Ok. So every woman that stays at home does the dog walk (obviously only if she has a dog, give me a break!). But then there's my dog walk. Our dog is quite frankly the prettiest girl dog I have ever seen. Even compared to her sisters. She's small and Hollywood cute. But she is also scared of the entire world - she is even scared of her own shadow. This makes our doggie walks slightly hairy and certainly fraught. Every day we go and meet the same doggies and day by day she comes out of herself more and more. But every day we encounter a new dog and it throws her and she wees herself and hides behind my legs. Today is no exception. Today we are having a great time with the doggies and she's chasing them and they her and then... Then a puppy Rotweiler comes along and bounces on her. Oh joy. She craps herself (literally) and then runs into the bushes and I can't get her out. All I can hear is a whimpering sound and there's no way in for me. I conclude that no one should get a dog like mine. Then, when the puppy is gone, my dog comes bounding out as though nothing has happened. My dog is a girl. I'm a girl. I get her point.

The slightly unusual school run

So here I am, a trying to be yummy but seemingly always slummy Mummy. I have 1,000 thread Egyptian cotton sheets but I smoke in bed. I drink bubbles - but I drink. Yup, I am a truly half and half slummy yet (well my man thinks so) yummy Mummy.

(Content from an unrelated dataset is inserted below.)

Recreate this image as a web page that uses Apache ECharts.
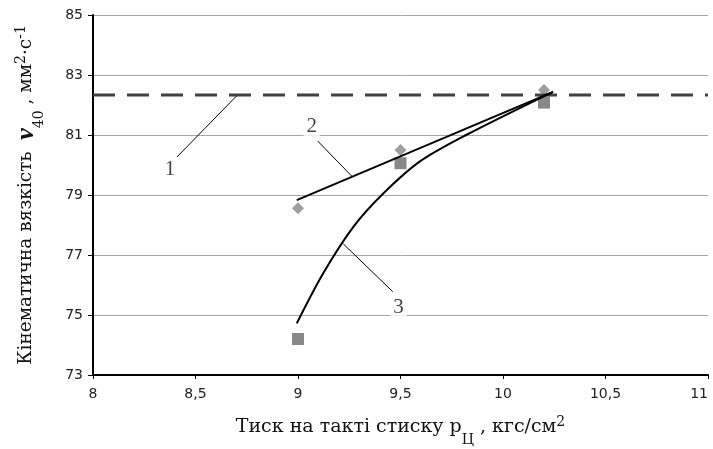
<!DOCTYPE html>
<html>
<head>
<meta charset="utf-8">
<script src="https://cdn.jsdelivr.net/npm/echarts@6/dist/echarts.min.js"></script>
<style>
  html, body { margin: 0; padding: 0; background: #fff; }
  #chart { width: 713px; height: 449px; }
</style>
</head>
<body>
<div id="chart"></div>
<script>
// точки (маркери)
const series2Points = [[9, 78.56], [9.5, 80.5], [10.2, 82.5]];   // ромби
const series3Points = [[9, 74.2], [9.5, 80.06], [10.2, 82.08]];  // квадрати
// лінія 2 (пряма)
const line2 = [[8.994, 78.83], [10.244, 82.44]];
// крива 3
const curve3 = [
  [8.994, 74.72], [9.123, 76.39], [9.27, 77.94], [9.416, 79.05],
  [9.595, 80.12], [9.82, 81.0], [10.244, 82.44]
];
// лінія 1 (горизонтальна штрихова)
const level1 = 82.33;
// підписи кривих
const labelTexts = ["1", "2", "3"];
const labelPos = [[8.376, 79.85], [9.067, 81.27], [9.49, 75.25]];
const leaders = [
  [[8.41, 80.27], [8.70, 82.3]],
  [[9.096, 80.8], [9.262, 79.63]],
  [[9.462, 75.78], [9.221, 77.37]]
];
const xTicks = { min: 8, max: 11, interval: 0.5 };
const yTicks = { min: 73, max: 85, interval: 2 };

var chart = echarts.init(document.getElementById("chart"));

var serif = "DejaVu Serif";
var subStyle = { fontSize: 14, fontFamily: serif, color: "#111", verticalAlign: "bottom", lineHeight: 14, padding: [0, 0, -8, 0] };
var supStyle = { fontSize: 14, fontFamily: serif, color: "#111", verticalAlign: "top", lineHeight: 14, padding: [0, 0, 6, 0] };

var leaderSeries = leaders.map(function (seg) {
  return {
    type: "line",
    data: seg,
    symbol: "none",
    silent: true,
    z: 4,
    lineStyle: { color: "#000", width: 1 }
  };
});

chart.setOption({
  animation: false,
  grid: { left: 93, top: 15, right: 5, bottom: 74, outerBoundsMode: "none" },
  xAxis: {
    type: "value",
    min: xTicks.min,
    max: xTicks.max,
    interval: xTicks.interval,
    axisLine: { onZero: false, lineStyle: { color: "#000", width: 2 } },
    axisTick: { show: true, length: 4, lineStyle: { color: "#000" } },
    splitLine: { show: false },
    axisLabel: {
      color: "#222",
      fontFamily: "DejaVu Sans",
      fontSize: 14,
      margin: 12,
      alignMaxLabel: "right",
      formatter: function (v) { return String(v).replace(".", ","); }
    },
    name: "Тиск на такті стиску p{sub|Ц} , кгс/см{sup|2}",
    nameLocation: "middle",
    nameGap: 40,
    nameTextStyle: {
      color: "#111",
      fontFamily: serif,
      fontSize: 19,
      lineHeight: 24,
      rich: { sub: subStyle, sup: supStyle }
    }
  },
  yAxis: {
    type: "value",
    min: yTicks.min,
    max: yTicks.max,
    interval: yTicks.interval,
    axisLine: { show: true, onZero: false, lineStyle: { color: "#000", width: 2 } },
    axisTick: { show: true, length: 5, lineStyle: { color: "#000" } },
    splitLine: { show: true, lineStyle: { color: "#a6a6a6", width: 1 } },
    axisLabel: {
      color: "#222",
      fontFamily: "DejaVu Sans",
      fontSize: 14,
      margin: 10
    },
    name: "Кінематична вязкість  {nu|ν}{sub|40} , мм{sup|2}·с{sup|-1}",
    nameLocation: "middle",
    nameRotate: 90,
    nameGap: 55,
    nameTextStyle: {
      color: "#111",
      fontFamily: serif,
      fontSize: 18.5,
      lineHeight: 24,
      rich: {
        nu: { fontSize: 26, fontFamily: "Liberation Serif", fontWeight: "bold", fontStyle: "italic", color: "#111" },
        sub: subStyle,
        sup: supStyle
      }
    }
  },
  series: [
    {
      type: "scatter",
      data: series2Points,
      symbol: "diamond",
      symbolSize: 12,
      z: 2,
      itemStyle: { color: "#868686" }
    },
    {
      type: "scatter",
      data: series3Points,
      symbol: "rect",
      symbolSize: 12,
      z: 2,
      itemStyle: { color: "#6a6a6a" }
    },
    {
      type: "line",
      data: [[xTicks.min, level1], [xTicks.max, level1]],
      symbol: "none",
      z: 3,
      lineStyle: { color: "#404040", width: 3, type: [22, 12] }
    },
    {
      type: "line",
      data: line2,
      symbol: "none",
      z: 5,
      lineStyle: { color: "#000", width: 2 }
    },
    {
      type: "line",
      data: curve3,
      symbol: "none",
      smooth: 0.3,
      z: 5,
      lineStyle: { color: "#000", width: 2 }
    },
    {
      type: "scatter",
      data: labelPos.map(function (p, i) { return { value: p, name: labelTexts[i] }; }),
      symbolSize: 0,
      z: 6,
      label: {
        show: true,
        position: "inside",
        formatter: "{b}",
        color: "#111",
        fontFamily: "Liberation Serif",
        fontSize: 21,
        backgroundColor: "#fff",
        padding: [0, 3]
      }
    }
  ].concat(leaderSeries)
});
</script>
</body>
</html>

Today was as it really always is. I haven't had a drink since about half four on Saturday night/ Sunday morning so things are going really quite well. Small dog got her wee/ poo walk at 7 this morning. Then small child and fiance got breakfast/ baths/ coffee/ tv etc. I was showered and ready to conquer the world by half eight. Then it all goes like this: NOOOOOOOOOO I WILLLLLLLLLLLLLLLLLLL NOOOOOOOOOOOTTTTTTTTTT GETTTTTTTTTTTTTTTTTTTTTTTTTTTTTT DRESSSSSSSSSSSSSSSED. I HATTTTTTTTTTTTTTTTTTTTTTTTTTTEEEEEEEEEEEEEEE YOU. YOU ARE NOOOOOOOOOOOOOOOOOOOOOOTTTTTTTTTTTTTTT MYYYYYYYYYYYYYYYY MOOOOTTTTTTTTTHHHHHHHHHHHHEEEEEEEEEEEERRRRRRRRRRRR ANYMORE. Then, ten minutes later the said small boy who has told me I am not his mother has put a gold present type star on my chest to tell me that I am the best mother in the whole wide world. Not only that but he loves my very big boobies. I will tell you now that I am a 32A. He's going to be hugely happy in later life! So, off he and I go to his school, me with said rosette on my glorious boosom and he with a jump in his step. Ok, so that's not entirely true. Said Small Child runs, always bloody runs, to school leaving me running after him, huffing and puffing. One day I will be so proud of my long distance running Said Small Child but not right now. Right now I just want him to walk with me and hold my hand. Anyway, back to my glorious boosom. We arrive at school and I have totally forgotten about my rosette. But not so Said Small Child (whom I shall call SSC from now on, as I'm sure you've got the message). Yup, he declares to teachers 1 and 2 that he has glorified (yes, he said glorified) my boobies and my Mummy duties with a gold star. Oh joy. Now I feel like a woman who needs to be examined "just in case". I make my exit siftly and without the kiss goodbye.